Investigation Readiness Lags Behind Incident Reality
Only one‑third of surveyed organizations say they are fully prepared to investigate an AI‑ or agent‑related event, and 41 % admit difficulty correlating threats across disparate channels. As AI‑driven activity traverses email, collaboration platforms, and cloud services, reconstructing an incident depends on unified visibility and the ability to stitch together logs from diverse sources. The current lack of integrated monitoring and analytics hampers timely response, leaving organizations vulnerable to prolonged exposure and greater damage.
Tool Sprawl Creates Structural Barriers to Effective Defense
Fragmentation within security stacks remains a significant obstacle. Ninety‑four percent of respondents describe managing multiple security tools as at least moderately challenging, with more than half rating it as very or extremely difficult. The top pain points include operational cost pressures (45 %), integration challenges (42 %), and difficulty correlating threats (41 %). This sprawl not only inflates expenses but also creates blind spots that attackers can exploit, especially when AI‑generated actions move at machine speed across loosely connected systems.
Strategic Move Toward Consolidation and Unified Platforms
Recognizing the limitations of point solutions, a majority of organizations are actively pursuing vendor and tool consolidation. Over the next 12 months, 61 % plan to expand AI protections, 56 % intend to extend collaboration‑channel coverage, and 53 % expect to adopt a unified platform approach. The belief is that integrated solutions provide better visibility, streamline incident correlation, and reduce operational overhead—key ingredients for securing AI‑augmented workflows at scale.
AI Amplifies Existing Human Risks Rather Than Introducing Novel Threats
Ryan Kalember, Proofpoint’s chief strategy officer, emphasizes that AI’s primary impact is not the creation of entirely new risk categories but the acceleration of longstanding human‑driven risks. Running untrusted code, mishandling sensitive data, and losing control of credentials remain the core challenges; AI simply executes them faster and at greater scale.
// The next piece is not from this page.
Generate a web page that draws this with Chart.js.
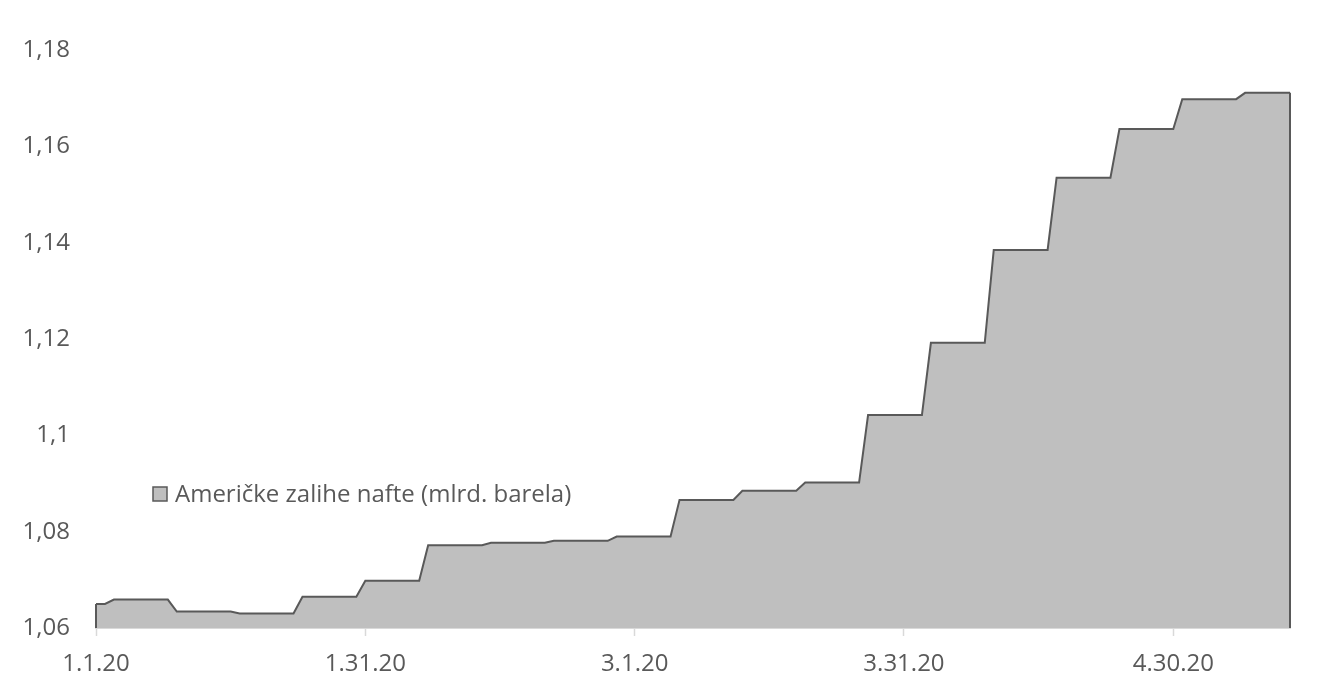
<!DOCTYPE html>
<html><head><meta charset="utf-8">
<script src="https://cdn.jsdelivr.net/npm/chart.js@4.4.1/dist/chart.umd.min.js"></script>
<style>html,body{margin:0;padding:0;background:#fff;} #wrap{width:1322px;height:688px;position:relative;}</style>
</head><body><div id="wrap"><canvas id="c"></canvas></div>
<script>
const dates = [
"1.1.20","1.2.20","1.3.20","1.4.20","1.5.20","1.6.20","1.7.20","1.8.20","1.9.20","1.10.20","1.11.20","1.12.20","1.13.20","1.14.20","1.15.20","1.16.20","1.17.20","1.18.20","1.19.20","1.20.20","1.21.20","1.22.20","1.23.20","1.24.20","1.25.20","1.26.20","1.27.20","1.28.20","1.29.20","1.30.20","1.31.20",
"2.1.20","2.2.20","2.3.20","2.4.20","2.5.20","2.6.20","2.7.20","2.8.20","2.9.20","2.10.20","2.11.20","2.12.20","2.13.20","2.14.20","2.15.20","2.16.20","2.17.20","2.18.20","2.19.20","2.20.20","2.21.20","2.22.20","2.23.20","2.24.20","2.25.20","2.26.20","2.27.20","2.28.20","2.29.20",
"3.1.20","3.2.20","3.3.20","3.4.20","3.5.20","3.6.20","3.7.20","3.8.20","3.9.20","3.10.20","3.11.20","3.12.20","3.13.20","3.14.20","3.15.20","3.16.20","3.17.20","3.18.20","3.19.20","3.20.20","3.21.20","3.22.20","3.23.20","3.24.20","3.25.20","3.26.20","3.27.20","3.28.20","3.29.20","3.30.20","3.31.20",
"4.1.20","4.2.20","4.3.20","4.4.20","4.5.20","4.6.20","4.7.20","4.8.20","4.9.20","4.10.20","4.11.20","4.12.20","4.13.20","4.14.20","4.15.20","4.16.20","4.17.20","4.18.20","4.19.20","4.20.20","4.21.20","4.22.20","4.23.20","4.24.20","4.25.20","4.26.20","4.27.20","4.28.20","4.29.20","4.30.20",
"5.1.20","5.2.20","5.3.20","5.4.20","5.5.20","5.6.20","5.7.20","5.8.20","5.9.20","5.10.20","5.11.20","5.12.20","5.13.20"
];
const stocks = [
1.0650,1.0650,
1.0659,1.0659,1.0659,1.0659,1.0659,1.0659,1.0659,
1.0634,1.0634,1.0634,1.0634,1.0634,1.0634,1.0634,
1.0630,1.0630,1.0630,1.0630,1.0630,1.0630,1.0630,
1.0665,1.0665,1.0665,1.0665,1.0665,1.0665,1.0665,
1.0698,1.0698,1.0698,1.0698,1.0698,1.0698,1.0698,
1.0772,1.0772,1.0772,1.0772,1.0772,1.0772,1.0772,
1.0777,1.0777,1.0777,1.0777,1.0777,1.0777,1.0777,
1.0781,1.0781,1.0781,1.0781,1.0781,1.0781,1.0781,
1.0790,1.0790,1.0790,1.0790,1.0790,1.0790,1.0790,
1.0866,1.0866,1.0866,1.0866,1.0866,1.0866,1.0866,
1.0885,1.0885,1.0885,1.0885,1.0885,1.0885,1.0885,
1.0902,1.0902,1.0902,1.0902,1.0902,1.0902,1.0902,
1.1042,1.1042,1.1042,1.1042,1.1042,1.1042,1.1042,
1.1192,1.1192,1.1192,1.1192,1.1192,1.1192,1.1192,
1.1385,1.1385,1.1385,1.1385,1.1385,1.1385,1.1385,
1.1535,1.1535,1.1535,1.1535,1.1535,1.1535,1.1535,
1.1636,1.1636,1.1636,1.1636,1.1636,1.1636,1.1636,
1.1698,1.1698,1.1698,1.1698,1.1698,1.1698,1.1698,
1.1711,1.1711,1.1711,1.1711,1.1711,1.1711
];
const tickLabels = ["1.1.20","1.31.20","3.1.20","3.31.20","4.30.20"];
const yTicks = [1.06, 1.08, 1.10, 1.12, 1.14, 1.16, 1.18];
const seriesName = "Američke zalihe nafte (mlrd. barela)";

const FONT = '"Open Sans", "Liberation Sans", sans-serif';
const TXT = '#595959';

const edgePlugin = {
  id: 'edges',
  afterDatasetsDraw(chart) {
    const meta = chart.getDatasetMeta(0);
    const pts = meta.data;
    const ctx = chart.ctx;
    const bottom = chart.chartArea.bottom;
    ctx.save();
    ctx.strokeStyle = chart.data.datasets[0].borderColor;
    ctx.lineWidth = 2;
    [pts[0], pts[pts.length - 1]].forEach(p => {
      ctx.beginPath(); ctx.moveTo(p.x, p.y); ctx.lineTo(p.x, bottom); ctx.stroke();
    });
    ctx.restore();
  }
};

const legendPlugin = {
  id: 'insideLegend',
  afterDraw(chart) {
    const ds = chart.data.datasets[0];
    const ctx = chart.ctx;
    ctx.save();
    ctx.fillStyle = ds.backgroundColor;
    ctx.fillRect(153, 487, 14, 14);
    ctx.strokeStyle = ds.borderColor;
    ctx.lineWidth = 1.5;
    ctx.strokeRect(153, 487, 14, 14);
    ctx.font = '24px ' + FONT;
    ctx.fillStyle = TXT;
    ctx.textBaseline = 'middle';
    ctx.fillText(ds.label, 175, 495);
    ctx.restore();
  }
};

function build() {
  new Chart(document.getElementById('c'), {
    type: 'line',
    data: {
      labels: dates,
      datasets: [{
        label: seriesName,
        data: stocks,
        borderColor: '#595959',
        backgroundColor: '#bfbfbf',
        borderWidth: 2,
        fill: 'start',
        tension: 0,
        pointRadius: 0,
        pointHoverRadius: 0
      }]
    },
    options: {
      responsive: true,
      maintainAspectRatio: false,
      animation: false,
      layout: { padding: { top: 50, right: 32, left: 0, bottom: 0 } },
      plugins: { legend: { display: false }, tooltip: { enabled: false } },
      scales: {
        x: {
          z: 1,
          offset: false,
          grid: {
            display: true,
            drawOnChartArea: false,
            drawTicks: true,
            tickLength: 8,
            tickWidth: 1.5,
            tickColor: (c) => (c.tick && tickLabels.includes(dates[c.index])) ? '#d9d9d9' : 'rgba(0,0,0,0)'
          },
          border: { display: true, color: '#d9d9d9', width: 2 },
          ticks: {
            autoSkip: false,
            maxRotation: 0,
            minRotation: 0,
            padding: 14,
            color: TXT,
            font: { family: FONT, size: 24 },
            callback: function (v, i) { const l = dates[i]; return tickLabels.includes(l) ? l : ''; }
          },
          afterFit: (s) => { s.height = 60; }
        },
        y: {
          min: yTicks[0],
          max: yTicks[yTicks.length - 1],
          grid: { display: false, drawTicks: false },
          border: { display: false },
          afterBuildTicks: (s) => { s.ticks = yTicks.map(v => ({ value: v })); },
          ticks: {
            padding: 26,
            color: TXT,
            font: { family: FONT, size: 24 },
            callback: (v) => (Math.round(v * 100) / 100).toString().replace('.', ',')
          },
          afterFit: (s) => { s.width = 96; }
        }
      }
    },
    plugins: [edgePlugin, legendPlugin]
  });
}
if (document.fonts && document.fonts.load) {
  document.fonts.load('24px "Open Sans"').then(build, build);
} else { build(); }
</script>
</body></html>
When organizations grant AI the authority to act on their behalf across customers, partners, and internal systems, the potential blast radius of any failure expands dramatically. Consequently, the recommended defense is to apply rigorous, proven controls to what AI touches, what it runs, and what it’s allowed to authenticate as—treating AI as an extension of existing assets rather than a separate threat domain.
Conclusion: Building a Foundation for Confident AI Scaling
The 2026 AI and Human Risk Landscape report makes clear that while AI adoption is accelerating rapidly, security readiness has not kept pace. Organizations must close the gap by strengthening controls, improving visibility across collaboration channels, investing in unified security platforms, and enhancing investigation capabilities. By focusing on the fundamentals—proper training, governance alignment, and consolidated tooling—enterprises can mitigate the amplified risks that AI brings and scale their AI initiatives with confidence. Those that fail to act risk automating their own exposure, turning AI’s speed and scale into a liability rather than an advantage.